In order to promote the participation of women in the life and mission of the Church, a volunteer Women's Fellowship has been organized. For both the Women's Order and the Women's Fellowship, Vishranti Nilayam at Bangalore is the Headquarters.
(h) Theological Education
The Church of South India supports five theological colleges in South India, the United Theological College, Bangalore, Andhra Christian Theological College in Secunderabad, Tamilnadu Theological Seminary at Madurai, Kerala United Theological College at Trivandrum and the Karnataka Theological College at Mangalore. Candidates for the ministry are normally trained in one or other of these theological colleges.
(i) Mission and Evangelism
Apart from the evangelistic work of the different dioceses within their own respective areas, some dioceses also have missionary outreach in the areas of other dioceses. The Indian Missionary Society, organised by the members of the Tirunelveli Diocese, continues to work in Dornakal Diocese among tribals, Hindus and Moslems. South Kerala Diocese is supporting a missionary in Nirmal Mission in Medak Diocese. The Madurai Ramnad Diocese also is participating in this mission.
It has also opened another mission field at Etturnagararn in Karimnagar Diocese. The Madhya Kerala Diocesan Youth Fellowship has missionary work in the Parkal area of Andhra Pradesh. The CSI also has an overseas missionary programme. The first missionaries under the Synod auspices were sent to Papua. The Rev. and Mrs. Satya Joseph were the first CSI missionaries to Papua. When the continuance of this mission was prevented by legal impediments imposed by Australia, it was decided to send missionaries to Thailand to work in co-operation with the United Church of Christ in Thailand. The Rev. and Mrs. Paul Manickam were sent as the CSI missionaries. After the death of the Rev. Paul Manickam, Mrs. Manickam is continuing as a CSI missionary.

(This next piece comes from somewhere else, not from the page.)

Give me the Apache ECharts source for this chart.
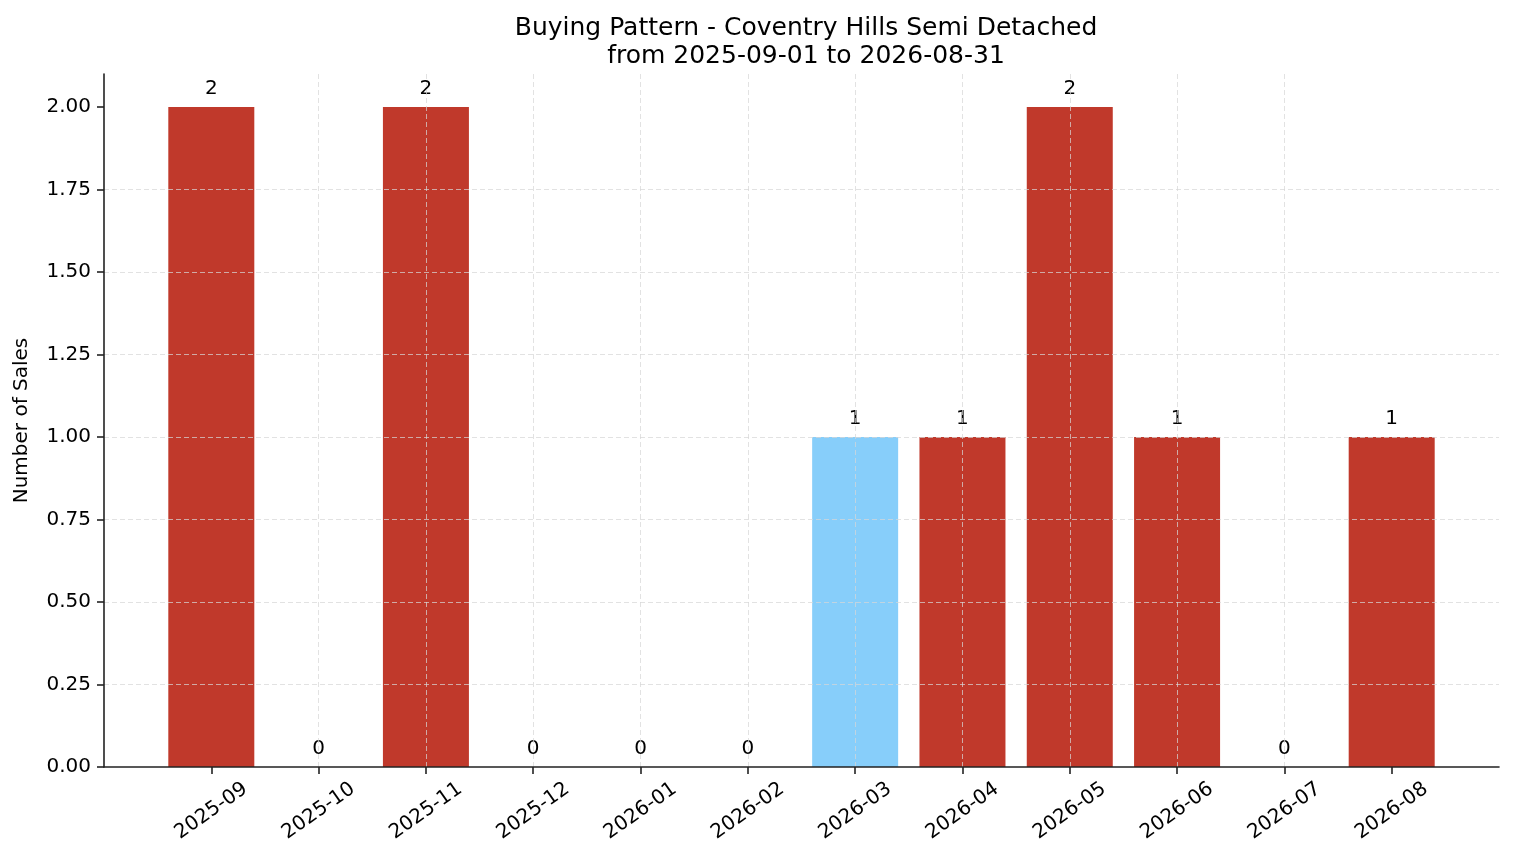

(j) Enrichment through Union
Even though each of the uniting churches ceased to exist, the experience has been one of death and resurrection to a life greatly enriched through the Union. According to the Governing Principles, "For the perfecting of the life of the whole body, the Church of South India needs the heritage of each of the uniting churches, and each of those churches will, it is hoped, not lose the continuity of its own life but preserve that life enriched by the union with itself of the other two churches. The Church of South India is thus formed by a combination of different elements, each bringing its contribution to the whole, and not by the absorption of any one by any other. It is therefore, a comprehensive church". The Church of South India has in its life sought to preserve whatever was regarded as valuable for the Universal Church in the Anglican, Congregational, Presbyterian and Methodist traditions. It is also the intention of the Church of South India to conserve all that is of spiritual value in its Indian heritage, to express under Indian conditions and in Indian forms the spirit, the thought and the life of the Church Universal".
(k) Liturgical Developments
The CSI Synod Liturgical Committee has developed several new orders for worship for different occasions. The order for the Communion Service known as the CSI Liturgy has been internationally acclaimed as an important model for new liturgies. The Committee has also produced three different cycles for lectionaries for daily Bible readings and "propers" and collects for Communion services. The different orders of service are put together in a Book of Common Worship. In addition, the Committee has also brought out a Supplement to the Book of Common Worship.
(1) Ecumenical Relations
The Church of South India has been a member of the World Council of Churches from the beginning and is represented in several of its important committees and commissions, particularly in the Central Committee and the. Faith and Order Commission. The CSI also participates in the World Reformed Alliance, the Wider Episcopal Fellowship, the Lambeth Conference, etc.
(m) Wider Union
In the constitution of the CSI in 'the section on Governing Principles under the heading: "The Purpose and Nature of the Union" it is said that "in every effort to bring together divided members of Christ's Body into one organization, the final aim must be the union in the Universal Church of all who acknowledge the name of Christ., and that the test of all local schemes of union is that they should express locally the principle of the great catholic unity of the Body of Christ". Because of this conviction at the very first meeting of the Synod of the CSI, it was decided to send an invitation to all other churches in South India for joining in negotiations for wider union. The Baptists and Lutherans accepted the invitation and Joint Theological conversations were started. The Baptists withdrew after one meeting. But the CSI-Lutheran Joint Theological conversations continued and as a result of their recommendations a Joint Inter-Church Commission was set up in 1956, for working out a plan for a united church. This Commission drew up a constitution for a united episcopal church in which the CSI and the five Lutheran churches in South India will come together under the name of The Church of Christ in South India.
No definite action has been taken yet for implementing the plan. Meantime the CSI has also had conversations with the Baptists and Methodists. When the negotiations for the Church of North India were going on, there was an understanding that as soon as it was inaugurated the Church of South India and the Church of North India would establish relationships of full communion With each other and start conversations towards union for becoming a united church for the whole of India.